Das zweite Modul in „Beethovens Werkstatt“ – erste Schritte
„Beethoven als Bearbeiter eigener Werke“ lautet der Titel des zweiten Moduls, mit dem ein weiterer Aspekt des kompositorischen Denkens bei Beethoven durch die Kombination mit digitalen Methoden in neuartiger Weise erforscht werden soll. Variantenbildung war das Kernthema des ersten Moduls, dessen Ergebnisse auch in den jetzigen Arbeiten sichtbar werden. Denn Bearbeitungsmaßnahmen sind Teil des kompositorischen Alltags Beethovens und somit im weitesten Sinne Varianten auf einer Makroebene. Die im Glossar erarbeiteten Definitionen des ersten Moduls werden demnach nun ggf. um neue Aspekte ergänzt.
Ziel des zweiten Moduls ist, neben der Entwicklung eines Werkzeugs zum weitgehend automatischen Vergleich von verschiedenen Fassungen eines Werks, das Erproben der Darstellungsmöglichkeiten von Ähnlichkeitsbeziehungen zwischen Fassungen sowie die Implementierung einer Audio-Komponente. Neben diesen Analysemöglichkeiten soll innerhalb der digitalen Darstellung der Werke auch eine musikalische Suchfunktion eingebaut werden – diese befindet sich allerdings noch in der Planungs- und Definitionsphase.
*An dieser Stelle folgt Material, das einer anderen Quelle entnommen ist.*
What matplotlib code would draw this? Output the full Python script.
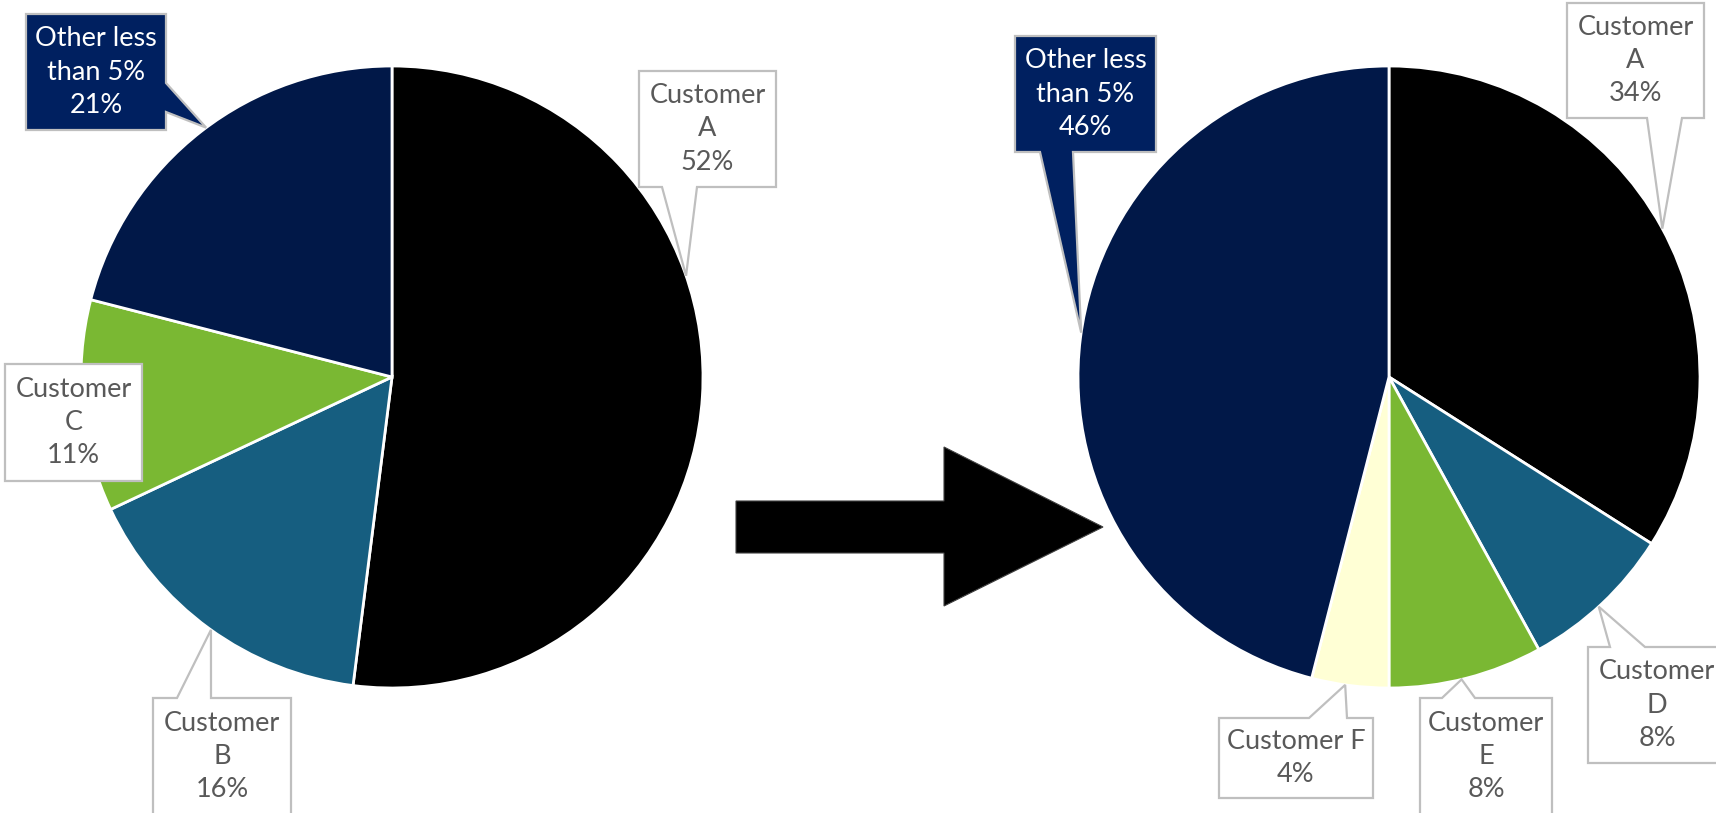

Voraussetzung für die Entwicklung entsprechender Werkzeuge sind klar definierte methodische Ansätze, deren Gestaltung und Umsetzung – wie bereits festzustellen war – intensive Diskussionen erfordern.
Ein erstes Werkzeug zum Fassungsvergleich und zur Visualisierung von Ähnlichkeitsbeziehungen befindet sich in der Entwicklungs- und Testphase und wird zeitnah auf unserer Webseite bereitgestellt. Eine integrierte Funktion soll die farbliche Hervorhebung von „Invarianz“ bzw. „Differenz“ und „Varianz“ (verschiedener Abstufungen) sein. Darüber hinaus werden eine Visualisierung der „rhythmischen Ähnlichkeiten bzw. Übereinstimmungen“ (hier vorerst als „event density“ = Ereignisdichte bezeichnet) und erste Ansätze einer automatischen harmonischen Analyse angestrebt.
Derzeit werden folgende Werke in den Blick genommen: Op. 14/1 (Klaviersonate und Bearbeitung für Streichquartett), Op. 133/134 (Große Fuge für Streichquartett und Bearbeitung für Klavier zu vier Händen) sowie Op. 121b (Opferlied mit Klavierauszug) und Op. 122 (Bundeslied mit Klavierauszug). Geplant ist auch eine Behandlung des Violinkonzerts D-Dur op. 61 mit der Bearbeitung als Klavierkonzert sowie der Bearbeitung des Septetts Es-Dur op. 20 als Klaviertrio Es-Dur op. 38. An diesem Fall sollen in Zusammenarbeit mit dem Zentrum für Musik- und Filminformatik der Hochschule für Musik in Detmold auch Formen der Einbindung der Audio-Komponente erprobt werden.
Gegenwärtig werden die Funktionen und die Stabilität des Prototyps geprüft, um die Anzeige korrekter Daten zu gewährleisten, Erkenntnisse bezüglich des Vergleichs zweier Fassungen auszuarbeiten und um eine nutzerfreundliche und möglichst intuitive Oberfläche zu gestalten.
In dem hier ausgewählten Modus werden Varianzen und Differenzen automatisch eingefärbt, invariante Noten sind schwarz. (Es ist zu beachten, dass sich der Name der Funktion sowie die Anzeige im Entwicklungsprozess befinden und wahrscheinlich noch verändert werden.)
Darüber hinaus ist geplant, dass der Nutzer Einfärbungen auch selbstständig vornehmen und speichern kann. Dieses Prinzip ähnelt dem der Genetic Sandbox aus dem ersten Modul; der Unterschied besteht darin, dass die Mitarbeiter sich in der jetzigen Phase mit gedruckten Notentexten anstelle von Manuskripten beschäftigen. In der oberen rechten Ecke der Kopfzeile wird beim Anklicken eines events (Note, Pause) wie in der Sandbox die Identifikationsnummer aus der XML-Datei angezeigt, die dadurch wiederum in der MEI-Codierung leicht auffindbar und bearbeitbar ist.
Die Mitarbeiter von Beethovens Werkstatt haben sich zu Beginn des zweiten Moduls bewusst für eine prototypische Entwicklung des Werkzeugs entschieden, da sich die Arbeiten sowohl technisch als auch inhaltlich noch in der Erprobungsphase befinden. Veränderungen und Verbesserungen können somit einfacher vorgenommen werden.